**EXERCISE AIM:**
Only the pictures are omitted; repeat all other data exactly.
::: GIVEN INFORMATION :::
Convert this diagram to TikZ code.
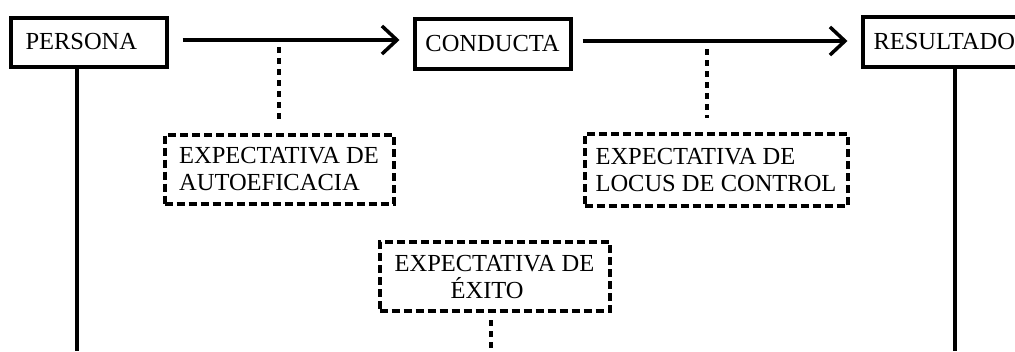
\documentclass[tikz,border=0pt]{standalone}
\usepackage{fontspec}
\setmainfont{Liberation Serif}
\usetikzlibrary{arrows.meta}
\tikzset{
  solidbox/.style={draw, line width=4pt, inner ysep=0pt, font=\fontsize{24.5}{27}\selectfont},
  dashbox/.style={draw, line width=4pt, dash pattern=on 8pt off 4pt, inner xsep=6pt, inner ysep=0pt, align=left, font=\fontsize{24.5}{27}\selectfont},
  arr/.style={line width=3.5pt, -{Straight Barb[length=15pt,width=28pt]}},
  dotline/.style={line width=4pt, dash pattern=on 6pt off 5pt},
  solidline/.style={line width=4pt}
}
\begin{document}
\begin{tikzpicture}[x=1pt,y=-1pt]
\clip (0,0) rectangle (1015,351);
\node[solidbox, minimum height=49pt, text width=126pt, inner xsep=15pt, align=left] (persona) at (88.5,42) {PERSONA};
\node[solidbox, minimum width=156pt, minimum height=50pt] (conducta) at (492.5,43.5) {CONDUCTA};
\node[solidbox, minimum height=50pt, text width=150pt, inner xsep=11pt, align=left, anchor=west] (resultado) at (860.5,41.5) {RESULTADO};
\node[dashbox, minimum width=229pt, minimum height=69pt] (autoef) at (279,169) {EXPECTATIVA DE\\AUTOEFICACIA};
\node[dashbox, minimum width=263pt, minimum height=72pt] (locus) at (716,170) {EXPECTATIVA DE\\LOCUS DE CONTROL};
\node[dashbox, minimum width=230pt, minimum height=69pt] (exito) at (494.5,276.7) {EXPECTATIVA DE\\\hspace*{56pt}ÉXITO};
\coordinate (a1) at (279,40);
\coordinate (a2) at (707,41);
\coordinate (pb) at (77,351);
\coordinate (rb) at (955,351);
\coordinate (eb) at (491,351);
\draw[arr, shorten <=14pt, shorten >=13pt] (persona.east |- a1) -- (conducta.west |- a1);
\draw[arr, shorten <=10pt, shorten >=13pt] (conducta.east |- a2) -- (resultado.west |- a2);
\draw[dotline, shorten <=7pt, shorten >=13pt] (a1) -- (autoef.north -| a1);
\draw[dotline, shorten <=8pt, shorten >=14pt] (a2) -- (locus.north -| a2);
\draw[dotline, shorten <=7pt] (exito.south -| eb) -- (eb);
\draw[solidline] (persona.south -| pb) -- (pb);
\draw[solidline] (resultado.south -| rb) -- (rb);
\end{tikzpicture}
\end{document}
:::
**WRITTEN RESPONSE:**
Convert this diagram to TikZ code.
\documentclass[tikz,border=0pt]{standalone}
\usepackage{fontspec}
\setmainfont{Liberation Serif}
\usetikzlibrary{arrows.meta}
\tikzset{
  solidbox/.style={draw, line width=4pt, inner ysep=0pt, font=\fontsize{24.5}{27}\selectfont},
  dashbox/.style={draw, line width=4pt, dash pattern=on 8pt off 4pt, inner xsep=6pt, inner ysep=0pt, align=left, font=\fontsize{24.5}{27}\selectfont},
  arr/.style={line width=3.5pt, -{Straight Barb[length=15pt,width=28pt]}},
  dotline/.style={line width=4pt, dash pattern=on 6pt off 5pt},
  solidline/.style={line width=4pt}
}
\begin{document}
\begin{tikzpicture}[x=1pt,y=-1pt]
\clip (0,0) rectangle (1015,351);
\node[solidbox, minimum height=49pt, text width=126pt, inner xsep=15pt, align=left] (persona) at (88.5,42) {PERSONA};
\node[solidbox, minimum width=156pt, minimum height=50pt] (conducta) at (492.5,43.5) {CONDUCTA};
\node[solidbox, minimum height=50pt, text width=150pt, inner xsep=11pt, align=left, anchor=west] (resultado) at (860.5,41.5) {RESULTADO};
\node[dashbox, minimum width=229pt, minimum height=69pt] (autoef) at (279,169) {EXPECTATIVA DE\\AUTOEFICACIA};
\node[dashbox, minimum width=263pt, minimum height=72pt] (locus) at (716,170) {EXPECTATIVA DE\\LOCUS DE CONTROL};
\node[dashbox, minimum width=230pt, minimum height=69pt] (exito) at (494.5,276.7) {EXPECTATIVA DE\\\hspace*{56pt}ÉXITO};
\coordinate (a1) at (279,40);
\coordinate (a2) at (707,41);
\coordinate (pb) at (77,351);
\coordinate (rb) at (955,351);
\coordinate (eb) at (491,351);
\draw[arr, shorten <=14pt, shorten >=13pt] (persona.east |- a1) -- (conducta.west |- a1);
\draw[arr, shorten <=10pt, shorten >=13pt] (conducta.east |- a2) -- (resultado.west |- a2);
\draw[dotline, shorten <=7pt, shorten >=13pt] (a1) -- (autoef.north -| a1);
\draw[dotline, shorten <=8pt, shorten >=14pt] (a2) -- (locus.north -| a2);
\draw[dotline, shorten <=7pt] (exito.south -| eb) -- (eb);
\draw[solidline] (persona.south -| pb) -- (pb);
\draw[solidline] (resultado.south -| rb) -- (rb);
\end{tikzpicture}
\end{document}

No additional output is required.